The DHS chief’s announcement follows a deal between the Trump administration and Mexico City reached on June 7.

In return for the U.S. not slapping a 5% tariff on all its goods, Mexico agreed to dramatically ramp up its own border enforcement. Its government is holding a higher number of U.S. asylum seekers from Central America, deploying 15,000 soldiers and National Guardsmen to its U.S. border. Thousands of National Guard troops have also been deployed to its southern border with Guatemala.

“This is the first time we’ve heard anything like this kind of number of law enforcement being deployed in Mexico to address migration — not just at their southern border, but also on the transportation routes to the northern border and in coordinated patrols in key areas along our southwest border,” McAleenan said shortly after the deal was reached.

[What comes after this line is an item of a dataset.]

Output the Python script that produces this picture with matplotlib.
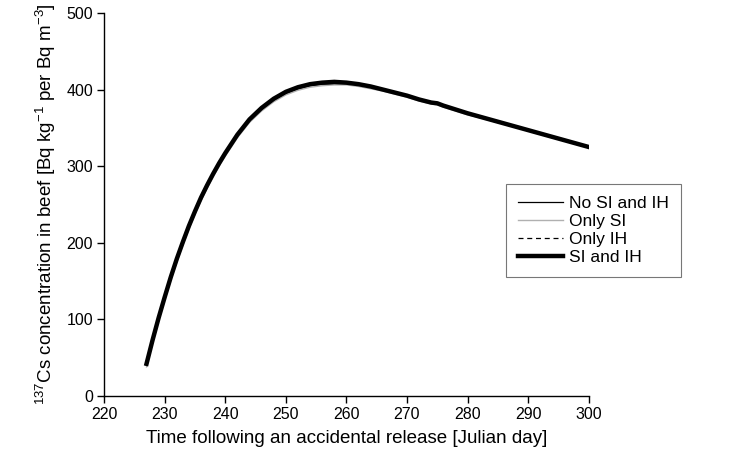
import matplotlib.pyplot as plt

plt.rcParams['font.family'] = ['Liberation Sans', 'DejaVu Sans']
plt.rcParams['mathtext.fontset'] = 'custom'
plt.rcParams['mathtext.rm'] = 'Liberation Sans'

# Julian days of the simulation
days = [227, 228, 229, 230, 231, 232, 233, 234, 235, 236, 237, 238, 239, 240,
        242, 244, 246, 248, 250, 252, 254, 256, 258, 260, 262, 264, 266, 268,
        270, 272, 274, 275, 276, 278, 280, 285, 290, 295, 300]

# 137Cs in beef for each scenario
si_ih = [42, 73, 102, 129, 155, 179, 201, 222, 241, 259, 275, 290, 304, 317,
         341, 361, 376, 388, 397, 403, 407, 409, 410, 409, 407, 404, 400, 396,
         392, 387, 383, 382, 379, 374, 369, 358, 347, 336, 325]
only_ih = [42, 73, 102, 129, 155, 179, 201, 222, 241, 259, 275, 290, 304, 317,
           341, 361, 376, 388, 397, 403, 407, 409, 410, 409, 407, 404, 400, 396,
           392, 387, 383, 382, 379, 374, 369, 358, 347, 336, 325]
only_si = [38, 69, 98, 125, 151, 175, 197, 218, 237, 255, 271, 286, 300, 313,
           337, 357, 372, 384, 393, 399, 403, 405, 406, 406, 404, 401, 398, 394,
           390, 385, 381, 380, 377, 372, 367, 357, 346, 335, 324]
no_si_ih = [40, 71, 100, 127, 153, 177, 199, 220, 239, 257, 273, 288, 302, 315,
            339, 359, 374, 386, 395, 401, 405, 407, 407, 407, 405, 402, 399, 395,
            391, 386, 382, 381, 378, 373, 368, 357, 346, 335, 324]

fig = plt.figure(figsize=(7.49, 4.61), dpi=100)
ax = fig.add_axes([0.139, 0.141, 0.647, 0.831])

ax.plot(days, no_si_ih, color='black', lw=0.9, label='No SI and IH')
ax.plot(days, only_si, color='#b0b0b0', lw=1.0, label='Only SI')
ax.plot(days, only_ih, color='black', lw=0.9, ls=(0, (4, 3)), label='Only IH')
ax.plot(days, si_ih, color='black', lw=3.2, label='SI and IH')

ax.set_xlim(220, 300)
ax.set_ylim(0, 500)
ax.set_xticks(range(220, 301, 10))
ax.set_yticks(range(0, 501, 100))

ax.spines['top'].set_visible(False)
ax.spines['right'].set_visible(False)
for s in ('left', 'bottom'):
    ax.spines[s].set_linewidth(1.0)
ax.tick_params(direction='out', length=5, width=1.0, labelsize=11.5, pad=3)

ax.set_xlabel('Time following an accidental release [Julian day]', fontsize=13.5, labelpad=6)
ax.set_ylabel(r'$^{137}$Cs concentration in beef [Bq kg$^{-1}$ per Bq m$^{-3}$]',
              fontsize=13.5, labelpad=6)

leg = ax.legend(loc='upper left', bbox_to_anchor=(0.829, 0.553), fontsize=12.5,
                frameon=True, fancybox=False, handlelength=2.6, handletextpad=0.35,
                labelspacing=0.15, borderpad=0.7, borderaxespad=0)
leg.get_frame().set_edgecolor('#555555')
leg.get_frame().set_linewidth(0.8)

fig.savefig('out.png', dpi=100)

Border Patrol agents stand on the US side of the US-Mexico border fence as seen from Tijuana, in Baja California state, Mexico, on June 18, 2019. (Photo: AGUSTIN PAULLIER/AFP/Getty Images)

Customs and Border Protection, an agency within DHS, keeps track of monthly apprehensions and inadmissibles, releasing the numbers at the beginning of every month. (RELATED: Pelosi To Cave On Border Funding Battle, Will Allow Senate Bill On The Floor)

If June’s apprehension numbers are, in fact, lower than the previous month, it would be the first decline since January. Border apprehensions and inadmissibles topped 100,000 in May, April and March. Border Patrol arrested or turned away over 144,000 illegal immigrants in May, the biggest numbers seen by Border Patrol in over a decade.

During the Friday press conference, McAleenan also thanked Congress for passing the $4.6 billion supplemental funding bill that provides emergency money to the border. The funds, once Trump signs the bill, will be used to provide relief to overcrowded migrant detention facilities and other border enforcement resources.